--- Start of RECORDED INFORMATION ---

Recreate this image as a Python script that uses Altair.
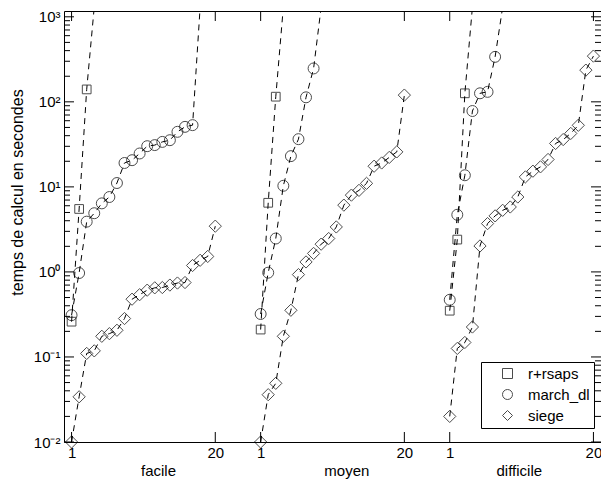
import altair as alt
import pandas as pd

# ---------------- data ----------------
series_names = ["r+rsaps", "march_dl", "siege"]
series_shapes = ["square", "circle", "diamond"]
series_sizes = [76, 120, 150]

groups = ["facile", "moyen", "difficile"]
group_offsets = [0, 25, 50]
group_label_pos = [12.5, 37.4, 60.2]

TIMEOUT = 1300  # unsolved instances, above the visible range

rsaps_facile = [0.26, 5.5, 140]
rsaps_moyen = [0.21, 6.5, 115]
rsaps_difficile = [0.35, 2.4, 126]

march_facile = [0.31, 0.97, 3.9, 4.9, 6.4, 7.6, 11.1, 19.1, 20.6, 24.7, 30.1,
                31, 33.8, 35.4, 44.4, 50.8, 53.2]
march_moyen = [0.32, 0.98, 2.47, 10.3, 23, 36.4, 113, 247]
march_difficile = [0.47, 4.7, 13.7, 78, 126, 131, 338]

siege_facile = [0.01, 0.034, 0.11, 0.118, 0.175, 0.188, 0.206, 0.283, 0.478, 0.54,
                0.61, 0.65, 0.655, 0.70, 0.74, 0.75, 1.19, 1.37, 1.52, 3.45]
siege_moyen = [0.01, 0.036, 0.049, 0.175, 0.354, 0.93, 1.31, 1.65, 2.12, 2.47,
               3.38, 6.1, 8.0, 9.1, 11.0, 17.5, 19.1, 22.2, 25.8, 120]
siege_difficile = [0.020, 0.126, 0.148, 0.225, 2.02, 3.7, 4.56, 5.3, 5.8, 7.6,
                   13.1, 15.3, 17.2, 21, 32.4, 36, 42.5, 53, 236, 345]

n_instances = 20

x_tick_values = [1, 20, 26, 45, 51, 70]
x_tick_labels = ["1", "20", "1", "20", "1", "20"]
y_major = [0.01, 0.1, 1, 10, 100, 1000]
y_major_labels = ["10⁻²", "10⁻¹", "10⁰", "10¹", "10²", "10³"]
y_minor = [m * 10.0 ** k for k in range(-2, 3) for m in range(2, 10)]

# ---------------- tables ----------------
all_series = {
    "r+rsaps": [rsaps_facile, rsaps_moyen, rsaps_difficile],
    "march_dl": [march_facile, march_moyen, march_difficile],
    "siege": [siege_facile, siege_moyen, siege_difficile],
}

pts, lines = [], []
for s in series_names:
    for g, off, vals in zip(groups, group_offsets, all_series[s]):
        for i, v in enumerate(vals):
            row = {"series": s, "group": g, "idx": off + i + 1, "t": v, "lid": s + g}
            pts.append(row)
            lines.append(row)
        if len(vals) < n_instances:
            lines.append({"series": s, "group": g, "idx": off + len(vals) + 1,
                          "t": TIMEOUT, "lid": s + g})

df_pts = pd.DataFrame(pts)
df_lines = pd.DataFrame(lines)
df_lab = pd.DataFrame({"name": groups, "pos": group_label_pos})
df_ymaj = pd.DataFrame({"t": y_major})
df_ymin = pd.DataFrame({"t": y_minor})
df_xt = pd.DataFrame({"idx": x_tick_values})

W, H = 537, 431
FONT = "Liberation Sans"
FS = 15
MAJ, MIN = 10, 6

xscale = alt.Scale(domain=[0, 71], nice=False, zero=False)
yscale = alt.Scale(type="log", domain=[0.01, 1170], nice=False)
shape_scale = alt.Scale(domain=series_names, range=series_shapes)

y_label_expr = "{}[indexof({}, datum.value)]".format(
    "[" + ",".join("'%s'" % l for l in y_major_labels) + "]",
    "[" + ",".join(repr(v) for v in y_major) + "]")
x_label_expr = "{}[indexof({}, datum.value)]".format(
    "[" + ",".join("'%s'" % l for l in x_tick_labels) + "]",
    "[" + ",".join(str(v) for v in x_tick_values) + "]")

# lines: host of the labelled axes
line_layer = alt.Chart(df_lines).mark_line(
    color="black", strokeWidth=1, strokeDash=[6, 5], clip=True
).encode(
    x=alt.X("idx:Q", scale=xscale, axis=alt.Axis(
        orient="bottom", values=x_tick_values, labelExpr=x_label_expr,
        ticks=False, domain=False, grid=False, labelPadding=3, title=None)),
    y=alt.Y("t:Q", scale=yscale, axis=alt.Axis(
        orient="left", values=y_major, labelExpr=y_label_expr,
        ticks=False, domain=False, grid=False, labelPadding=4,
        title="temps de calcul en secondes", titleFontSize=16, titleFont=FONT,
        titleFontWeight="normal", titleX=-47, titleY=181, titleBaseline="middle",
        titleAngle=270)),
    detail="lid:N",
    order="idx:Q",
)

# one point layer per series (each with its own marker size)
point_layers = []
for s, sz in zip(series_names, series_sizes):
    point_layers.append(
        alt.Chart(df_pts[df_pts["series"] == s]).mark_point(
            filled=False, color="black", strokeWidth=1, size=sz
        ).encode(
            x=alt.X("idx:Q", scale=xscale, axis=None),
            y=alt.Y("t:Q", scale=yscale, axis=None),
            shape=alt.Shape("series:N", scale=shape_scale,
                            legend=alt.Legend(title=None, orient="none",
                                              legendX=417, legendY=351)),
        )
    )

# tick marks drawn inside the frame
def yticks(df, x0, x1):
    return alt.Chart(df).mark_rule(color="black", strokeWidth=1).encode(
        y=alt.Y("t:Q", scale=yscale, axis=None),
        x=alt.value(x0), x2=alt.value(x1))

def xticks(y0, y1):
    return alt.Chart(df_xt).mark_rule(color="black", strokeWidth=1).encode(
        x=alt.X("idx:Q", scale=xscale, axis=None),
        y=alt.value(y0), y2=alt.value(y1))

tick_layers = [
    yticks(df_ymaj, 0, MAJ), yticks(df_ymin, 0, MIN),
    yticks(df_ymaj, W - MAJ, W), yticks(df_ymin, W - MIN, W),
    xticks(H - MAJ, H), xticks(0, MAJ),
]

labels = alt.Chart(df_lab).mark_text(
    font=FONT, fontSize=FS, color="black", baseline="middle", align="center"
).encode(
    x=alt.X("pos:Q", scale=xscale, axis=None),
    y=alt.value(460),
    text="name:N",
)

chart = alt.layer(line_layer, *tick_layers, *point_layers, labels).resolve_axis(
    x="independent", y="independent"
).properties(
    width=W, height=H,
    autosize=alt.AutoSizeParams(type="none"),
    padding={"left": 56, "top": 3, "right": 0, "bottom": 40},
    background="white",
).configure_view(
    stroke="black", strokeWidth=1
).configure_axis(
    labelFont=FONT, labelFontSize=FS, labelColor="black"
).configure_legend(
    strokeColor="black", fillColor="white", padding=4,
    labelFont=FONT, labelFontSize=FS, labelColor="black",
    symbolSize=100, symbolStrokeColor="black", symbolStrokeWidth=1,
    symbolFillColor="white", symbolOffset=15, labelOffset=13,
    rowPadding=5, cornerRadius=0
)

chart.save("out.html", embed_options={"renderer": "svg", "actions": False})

--- End of RECORDED INFORMATION ---

_TASK:_ Begin at the first line of the data above and repeat each line exactly, stopping after the line containing "series_sizes = [76, 120, 150]". Omit the pictures.

_EXPECTED ANSWER:_
Recreate this image as a Python script that uses Altair.
import altair as alt
import pandas as pd

# ---------------- data ----------------
series_names = ["r+rsaps", "march_dl", "siege"]
series_shapes = ["square", "circle", "diamond"]
series_sizes = [76, 120, 150]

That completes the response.